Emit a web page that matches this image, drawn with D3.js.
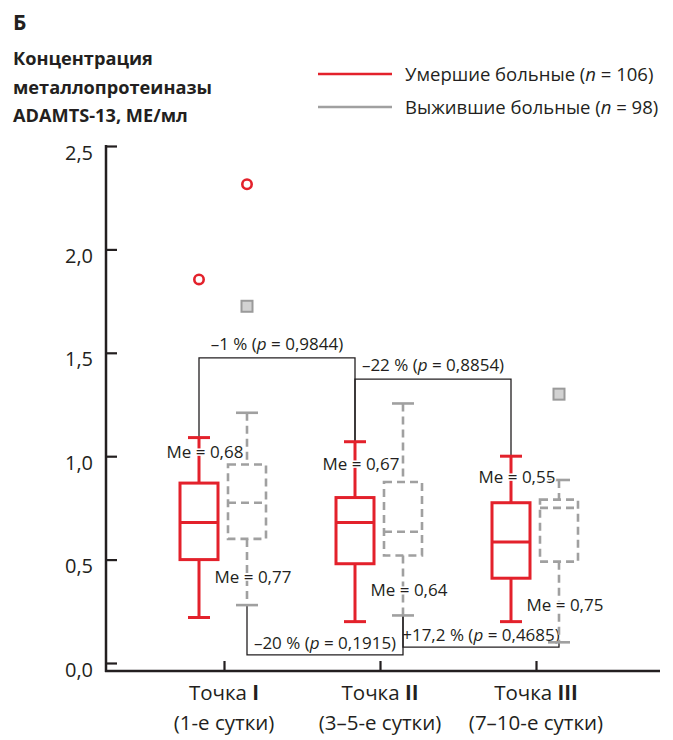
<!DOCTYPE html>
<html>
<head>
<meta charset="utf-8">
<script src="https://cdn.jsdelivr.net/npm/d3@7"></script>
<style>
  body { margin: 0; background: #fff; }
  text { font-family: "Open Sans", sans-serif; fill: #231f20; }
</style>
</head>
<body>
<div id="chart"></div>
<script>
//Data
const categories = ["Точка I", "Точка II", "Точка III"]
const categoryDays = ["(1-е сутки)", "(3–5-е сутки)", "(7–10-е сутки)"]
// [min, Q1, median, Q3, max] per time point
const deadBoxes = [[0.22, 0.50, 0.68, 0.87, 1.09], [0.20, 0.48, 0.68, 0.80, 1.07], [0.20, 0.41, 0.585, 0.775, 1.00]]
const aliveBoxes = [[0.28, 0.60, 0.775, 0.96, 1.21], [0.23, 0.52, 0.635, 0.875, 1.255], [0.10, 0.49, 0.75, 0.79, 0.885]]
const deadMedians = ["0,68", "0,67", "0,55"]
const aliveMedians = ["0,77", "0,64", "0,75"]
// [category, column, value]
const deadOutliers = [["Точка I", "dead", 1.855], ["Точка I", "alive", 2.315]]
const aliveOutliers = [["Точка I", "alive", 1.725], ["Точка III", "alive", 1.30]]
const yTicks = [0, 0.5, 1.0, 1.5, 2.0, 2.5]
const comparisons = [
  {from: 0, to: 1, series: "dead", change: "–1 %", p: "0,9844"},
  {from: 1, to: 2, series: "dead", change: "–22 %", p: "0,8854"},
  {from: 0, to: 1, series: "alive", change: "–20 %", p: "0,1915"},
  {from: 1, to: 2, series: "alive", change: "+17,2 %", p: "0,4685"}
]

//Layout (annotation placement in data units)
const bracketLevels = [1.475, 1.373, 0.039, 0.077]
const deadMeAt = [1.02, 0.96, 0.90]
const aliveMeAt = [0.416, 0.353, 0.28]

const red = "#e3212b"
const grey = "#a0a0a0"
const ink = "#231f20"

const width = 673, height = 740
const svg = d3.select("#chart").append("svg")
  .attr("width", width).attr("height", height)

const y = d3.scaleLinear().domain([0, 2.5]).range([663, 146])
const x = d3.scalePoint().domain(categories).range([224, 536])
const offset = {dead: -25, alive: 23}
const col = (cat, series) => x(cat) + offset[series]
const axisX = 106, axisY = 671

//Title and legend
svg.append("text").attr("x", 13).attr("y", 30)
  .attr("font-size", 21).attr("font-weight", 700).text("Б")
const titleLines = ["Концентрация", "металлопротеиназы", "ADAMTS-13, МЕ/мл"]
svg.selectAll(".title").data(titleLines).enter().append("text")
  .attr("x", 13).attr("y", (d, i) => 65 + i * 28.5)
  .attr("font-size", 18.2).attr("font-weight", 700).text(d => d)

const legend = [
  {color: red, label: "Умершие больные (", n: "106"},
  {color: grey, label: "Выжившие больные (", n: "98"}
]
legend.forEach((l, i) => {
  const ly = 74 + i * 33
  svg.append("line").attr("x1", 318).attr("x2", 392).attr("y1", ly).attr("y2", ly)
    .attr("stroke", l.color).attr("stroke-width", 2.5)
  const t = svg.append("text").attr("x", 405).attr("y", ly + 6.5).attr("font-size", 18.5)
  t.append("tspan").text(l.label)
  t.append("tspan").attr("font-style", "italic").text("n")
  t.append("tspan").text(" = " + l.n + ")")
})

//Axes
const yAxis = d3.axisLeft(y).tickValues(yTicks)
  .tickSizeInner(-11).tickSizeOuter(0).tickPadding(13)
  .tickFormat(d => d3.format(".1f")(d).replace(".", ","))
const gy = svg.append("g").attr("transform", "translate(" + axisX + ",0)").call(yAxis)
gy.select(".domain").remove()
gy.selectAll("line").attr("stroke", ink).attr("stroke-width", 2.2)
gy.selectAll("text").attr("font-size", 20).attr("font-family", "Open Sans, sans-serif")
  .attr("fill", ink).attr("dy", "0.85em").attr("transform", "translate(0,-4)")

const xAxis = d3.axisBottom(x).tickSizeInner(-10).tickSizeOuter(0).tickFormat("")
const gx = svg.append("g").attr("transform", "translate(0," + axisY + ")").call(xAxis)
gx.select(".domain").remove()
gx.selectAll("line").attr("stroke", ink).attr("stroke-width", 2.2)

svg.append("line").attr("x1", axisX).attr("x2", axisX).attr("y1", y(2.5) - 1).attr("y2", axisY + 1)
  .attr("stroke", ink).attr("stroke-width", 2.5)
svg.append("line").attr("x1", axisX - 1).attr("x2", 660).attr("y1", axisY).attr("y2", axisY)
  .attr("stroke", ink).attr("stroke-width", 2.5)

categories.forEach((c, i) => {
  const parts = c.split(" ")
  const t = svg.append("text").attr("x", x(c)).attr("y", 700)
    .attr("text-anchor", "middle").attr("font-size", 20.5)
  t.append("tspan").text(parts[0] + " ")
  t.append("tspan").attr("font-weight", 700).text(parts[1])
  svg.append("text").attr("x", x(c)).attr("y", 730)
    .attr("text-anchor", "middle").attr("font-size", 20.5).text(categoryDays[i])
})

//Comparison brackets
comparisons.forEach((cmp, i) => {
  const boxes = cmp.series == "dead" ? deadBoxes : aliveBoxes
  const end = cmp.series == "dead" ? 4 : 0
  const x1 = col(categories[cmp.from], cmp.series)
  const x2 = col(categories[cmp.to], cmp.series)
  const ly = y(bracketLevels[i])
  const path = d3.path()
  path.moveTo(x1, y(boxes[cmp.from][end]))
  path.lineTo(x1, ly)
  path.lineTo(x2, ly)
  path.lineTo(x2, y(boxes[cmp.to][end]))
  svg.append("path").attr("d", path.toString())
    .attr("fill", "none").attr("stroke", ink).attr("stroke-width", 1.3)
  const t = svg.append("text").attr("x", (x1 + x2) / 2).attr("y", ly - (cmp.series == "dead" ? 8 : 6))
    .attr("text-anchor", "middle").attr("font-size", 17)
  t.append("tspan").text(cmp.change + " (")
  t.append("tspan").attr("font-style", "italic").text("p")
  t.append("tspan").text(" = " + cmp.p + ")")
})

//Box plots
function drawBoxes(data, series, color, dash, sw) {
  const g = svg.append("g")
  data.forEach((b, i) => {
    const cx = col(categories[i], series)
    const style = sel => sel.attr("stroke", color).attr("stroke-width", sw)
      .attr("fill", "none").attr("stroke-dasharray", dash)
    style(g.append("line").attr("x1", cx).attr("x2", cx).attr("y1", y(b[4])).attr("y2", y(b[3])))
    style(g.append("line").attr("x1", cx).attr("x2", cx).attr("y1", y(b[1])).attr("y2", y(b[0])))
    ;[b[0], b[4]].forEach(v => {
      g.append("line").attr("x1", cx - 11).attr("x2", cx + 11).attr("y1", y(v)).attr("y2", y(v))
        .attr("stroke", color).attr("stroke-width", sw)
    })
    style(g.append("rect").attr("x", cx - 19).attr("width", 38)
      .attr("y", y(b[3])).attr("height", y(b[1]) - y(b[3])))
    style(g.append("line").attr("x1", cx - 19).attr("x2", cx + 19).attr("y1", y(b[2])).attr("y2", y(b[2])))
  })
}
drawBoxes(aliveBoxes, "alive", grey, "8,5", 2.6)
drawBoxes(deadBoxes, "dead", red, null, 3)

//Outliers
svg.selectAll(".outDead").data(deadOutliers).enter().append("circle")
  .attr("cx", d => col(d[0], d[1])).attr("cy", d => y(d[2])).attr("r", 4.7)
  .attr("fill", "#fff").attr("stroke", red).attr("stroke-width", 2.6)
svg.selectAll(".outAlive").data(aliveOutliers).enter().append("rect")
  .attr("x", d => col(d[0], d[1]) - 5.5).attr("y", d => y(d[2]) - 5.5)
  .attr("width", 11).attr("height", 11)
  .attr("fill", "#d2d2d2").attr("stroke", "#9a9a9a").attr("stroke-width", 2)

//Median labels
function medLabels(labels, at, series) {
  labels.forEach((m, i) => {
    svg.append("text").attr("x", col(categories[i], series) + 6).attr("y", y(at[i]))
      .attr("dy", "0.35em").attr("text-anchor", "middle").attr("font-size", 17)
      .attr("stroke", "#fff").attr("stroke-width", 3).attr("paint-order", "stroke")
      .text("Me = " + m)
  })
}
medLabels(deadMedians, deadMeAt, "dead")
medLabels(aliveMedians, aliveMeAt, "alive")
</script>
</body>
</html>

▸ Goal:
Leave out any pictures, please, and quote only the lines from the top of the data through the line that contains "const axisX = 106, axisY = 671".

▸ The solution:
Emit a web page that matches this image, drawn with D3.js.
<!DOCTYPE html>
<html>
<head>
<meta charset="utf-8">
<script src="https://cdn.jsdelivr.net/npm/d3@7"></script>
<style>
  body { margin: 0; background: #fff; }
  text { font-family: "Open Sans", sans-serif; fill: #231f20; }
</style>
</head>
<body>
<div id="chart"></div>
<script>
//Data
const categories = ["Точка I", "Точка II", "Точка III"]
const categoryDays = ["(1-е сутки)", "(3–5-е сутки)", "(7–10-е сутки)"]
// [min, Q1, median, Q3, max] per time point
const deadBoxes = [[0.22, 0.50, 0.68, 0.87, 1.09], [0.20, 0.48, 0.68, 0.80, 1.07], [0.20, 0.41, 0.585, 0.775, 1.00]]
const aliveBoxes = [[0.28, 0.60, 0.775, 0.96, 1.21], [0.23, 0.52, 0.635, 0.875, 1.255], [0.10, 0.49, 0.75, 0.79, 0.885]]
const deadMedians = ["0,68", "0,67", "0,55"]
const aliveMedians = ["0,77", "0,64", "0,75"]
// [category, column, value]
const deadOutliers = [["Точка I", "dead", 1.855], ["Точка I", "alive", 2.315]]
const aliveOutliers = [["Точка I", "alive", 1.725], ["Точка III", "alive", 1.30]]
const yTicks = [0, 0.5, 1.0, 1.5, 2.0, 2.5]
const comparisons = [
  {from: 0, to: 1, series: "dead", change: "–1 %", p: "0,9844"},
  {from: 1, to: 2, series: "dead", change: "–22 %", p: "0,8854"},
  {from: 0, to: 1, series: "alive", change: "–20 %", p: "0,1915"},
  {from: 1, to: 2, series: "alive", change: "+17,2 %", p: "0,4685"}
]

//Layout (annotation placement in data units)
const bracketLevels = [1.475, 1.373, 0.039, 0.077]
const deadMeAt = [1.02, 0.96, 0.90]
const aliveMeAt = [0.416, 0.353, 0.28]

const red = "#e3212b"
const grey = "#a0a0a0"
const ink = "#231f20"

const width = 673, height = 740
const svg = d3.select("#chart").append("svg")
  .attr("width", width).attr("height", height)

const y = d3.scaleLinear().domain([0, 2.5]).range([663, 146])
const x = d3.scalePoint().domain(categories).range([224, 536])
const offset = {dead: -25, alive: 23}
const col = (cat, series) => x(cat) + offset[series]
const axisX = 106, axisY = 671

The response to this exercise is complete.